Pictured above: Rick Wiebe giving keynote talk. Article published in The Lacombe Globe May 31, 2018 by reporter Ashli Barrett
A Better World Canada recognized its volunteers and supporters as part of their 28th annual Humanitarian Day Celebration on Saturday.
About 100 people turned out to the relatively low-key affair, and while the goal was to appreciate the work of local humanitarians, in the selfless fashion typical of such people, they placed the focus on the projects and initiatives they’ve worked on over the past year.
That was exactly what keynote speaker and ABW Project Manager Rick Wiebe did when he took the stage at the Lacombe Memorial Centre, attempting to inspire the already inspired and motivated group of humanitarians and ABW supporters, with a story of his first ABW trip.

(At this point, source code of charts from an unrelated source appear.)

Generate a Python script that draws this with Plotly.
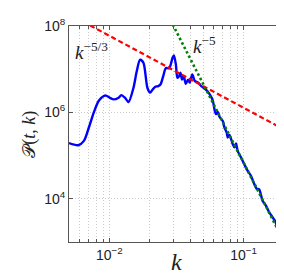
import plotly.graph_objects as go

# Spectrum
k_vals = [0.005, 0.00586, 0.006457, 0.007031, 0.007656, 0.008334, 0.009076, 0.009438,
          0.01017, 0.01076, 0.01171, 0.01227, 0.01313, 0.01389, 0.01512, 0.01600,
          0.01695, 0.01793, 0.01919, 0.02009, 0.02101, 0.02188, 0.02314, 0.02406,
          0.02519, 0.02638, 0.02790, 0.02952, 0.03023, 0.03128, 0.03214, 0.03308,
          0.03382, 0.03482, 0.03584, 0.03708, 0.03856, 0.03969, 0.04148, 0.04321,
          0.04571, 0.04835, 0.05123, 0.05419, 0.05732, 0.05901, 0.06073, 0.06242,
          0.06424, 0.06613, 0.06995, 0.07200, 0.07489, 0.07616, 0.07840, 0.08293,
          0.08536, 0.08771, 0.09030, 0.09550, 0.1012, 0.1070, 0.1132, 0.1186,
          0.1254, 0.1306, 0.1342, 0.1382, 0.1462, 0.1549, 0.1638, 0.1733,
          0.1784, 0.1836, 0.1887, 0.1942, 0.2009]
p_vals = [1.95e5, 1.74e5, 2.19e5, 4.47e5, 1.00e6, 1.86e6, 2.40e6, 2.45e6,
          2.14e6, 2.00e6, 2.19e6, 2.51e6, 2.14e6, 1.74e6, 3.72e6, 9.12e6,
          1.66e7, 1.41e7, 3.72e6, 2.88e6, 3.39e6, 3.89e6, 4.07e6, 4.47e6,
          6.92e6, 1.07e7, 1.05e7, 1.82e7, 2.09e7, 1.29e7, 6.31e6, 6.92e6,
          8.32e6, 5.75e6, 6.92e6, 4.57e6, 5.75e6, 4.90e6, 7.59e6, 5.37e6,
          4.90e6, 4.07e6, 3.55e6, 3.02e6, 2.29e6, 1.86e6, 1.17e6, 9.12e5,
          1.02e6, 7.94e5, 6.31e5, 4.47e5, 3.39e5, 2.63e5, 3.02e5, 1.86e5,
          1.55e5, 1.91e5, 1.29e5, 9.12e4, 6.31e4, 4.47e4, 3.47e4, 2.40e4,
          1.70e4, 1.66e4, 1.29e4, 9.12e3, 7.08e3, 4.90e3, 3.80e3, 2.88e3,
          2.04e3, 1.78e3, 1.41e3, 1.10e3, 8.9e2]

# Reference power laws (end points)
red_k = [0.005, 0.2]
red_p = [1.88e8, 4.03e5]      # k^-5/3
green_k = [0.0285, 0.21]
green_p = [1.37e8, 7.6e2]     # labelled k^-5

# Tick positions / labels
x_major = [0.01, 0.1]
x_major_text = ["10<sup>−2</sup>", "10<sup>−1</sup>"]
x_minor = [0.006, 0.007, 0.008, 0.009, 0.02, 0.03, 0.04, 0.05, 0.06,
           0.07, 0.08, 0.09, 0.2]
y_ticks = [1e4, 1e6, 1e8]
y_labels = ["10<sup>4</sup>", "10<sup>6</sup>", "10<sup>8</sup>"]

fig = go.Figure()
fig.add_trace(go.Scatter(x=k_vals, y=p_vals, mode="lines",
                         line=dict(color="#0000ff", width=2.4, shape="spline", smoothing=0.8)))
fig.add_trace(go.Scatter(x=red_k, y=red_p, mode="lines",
                         line=dict(color="#ff0000", width=2.2, dash="5px,3px")))
fig.add_trace(go.Scatter(x=green_k, y=green_p, mode="lines",
                         line=dict(color="#008000", width=2.6, dash="2.5px,2.5px")))

grid = dict(showgrid=True, gridcolor="#cccccc", gridwidth=1, griddash="1px,2px")
axis_common = dict(
    showline=True, linecolor="#555", linewidth=1, mirror="ticks",
    ticks="inside", ticklen=4, tickcolor="#555", zeroline=False,
    tickfont=dict(family="Liberation Sans, Arial", size=14, color="#222"),
    **grid,
)

fig.update_xaxes(type="log", range=[-2.301, -0.699],
                 tickmode="array", tickvals=x_major, ticktext=x_major_text,
                 minor=dict(tickmode="array", tickvals=x_minor, ticks="inside", ticklen=3,
                            tickcolor="#555", **grid),
                 **axis_common)
fig.update_yaxes(type="log", range=[3, 8],
                 tickmode="array", tickvals=y_ticks, ticktext=y_labels, **axis_common)

serif = "Liberation Serif, DejaVu Serif, serif"
fig.add_annotation(x=-2.27, y=7.42, xref="x", yref="y", xanchor="left", showarrow=False,
                   text="<i>k</i><sup>−5/3</sup>", font=dict(family=serif, size=19, color="#222"))
fig.add_annotation(x=-1.39, y=7.56, xref="x", yref="y", xanchor="left", showarrow=False,
                   text="<i>k</i><sup>−5</sup>", font=dict(family=serif, size=19, color="#222"))
fig.add_annotation(x=0.5, y=-0.16, xref="paper", yref="paper", showarrow=False,
                   text="<i>k</i>", font=dict(family=serif, size=24, color="#222"))
fig.add_annotation(x=-0.245, y=0.5, xref="paper", yref="paper", showarrow=False, textangle=-90,
                   text="𝒫(<i>t</i>, <i>k</i>)", font=dict(family=serif, size=18, color="#222"))

fig.update_layout(width=284, height=276, showlegend=False,
                  margin=dict(l=61, r=8, t=18, b=42),
                  paper_bgcolor="white", plot_bgcolor="white")

fig.write_html("out.html")
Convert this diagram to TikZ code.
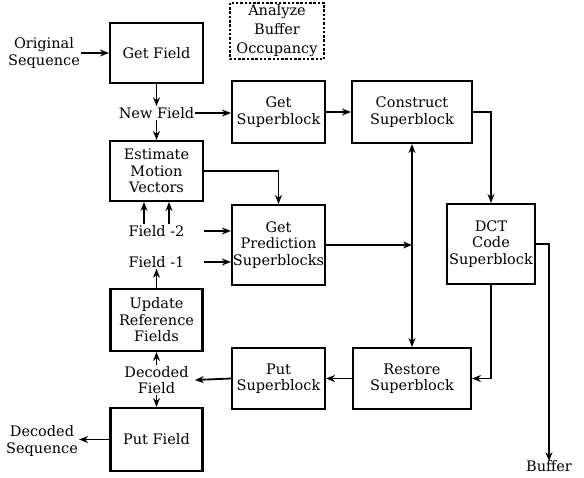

Putting off making his trip overseas due to family obligations, he finally found the time in 2011 and spent three weeks traveling the country with ABW co-founder Eric Rajah.
“This is going to sound corny, but I was deeply, deeply moved by what I saw. It literally changed my life,” he said. “I saw what was happening with ABW and what we were doing and on the plane ride home I said I need to get involved.”
Ever since, he’s been a project manager, working to provide needs for those living in less fortunate areas of the world.
The challenge, he says, is truly finding out what each individual community’s needs are, rather than just supplying them with everything they say yes to.
“A critical part of what A Better World does is figuring out what this community, in fact, needs,” he said.
He talked of an orphanage in Kenya that sits on about five acres of land. When he asked Serge, a man running the orphanage, why there was no garden, he learned they didn’t know how to garden, and so ABW taught them how to garden. A year later, they returned to the orphanage to check out how it was going. Before they even got out of the vehicle, Serge runs up to them.
“‘Oh my gosh, you guys have changed my life,’ he said and he hauls us into the back and there’s this amazing crop of maize,” Wiebe said. “They had grown so many beans they had 600,000 they were able to sell at the marketplace.
That, in itself, is an inspiration.”
And it’s just one of the many inspiring stories ABW has been part of.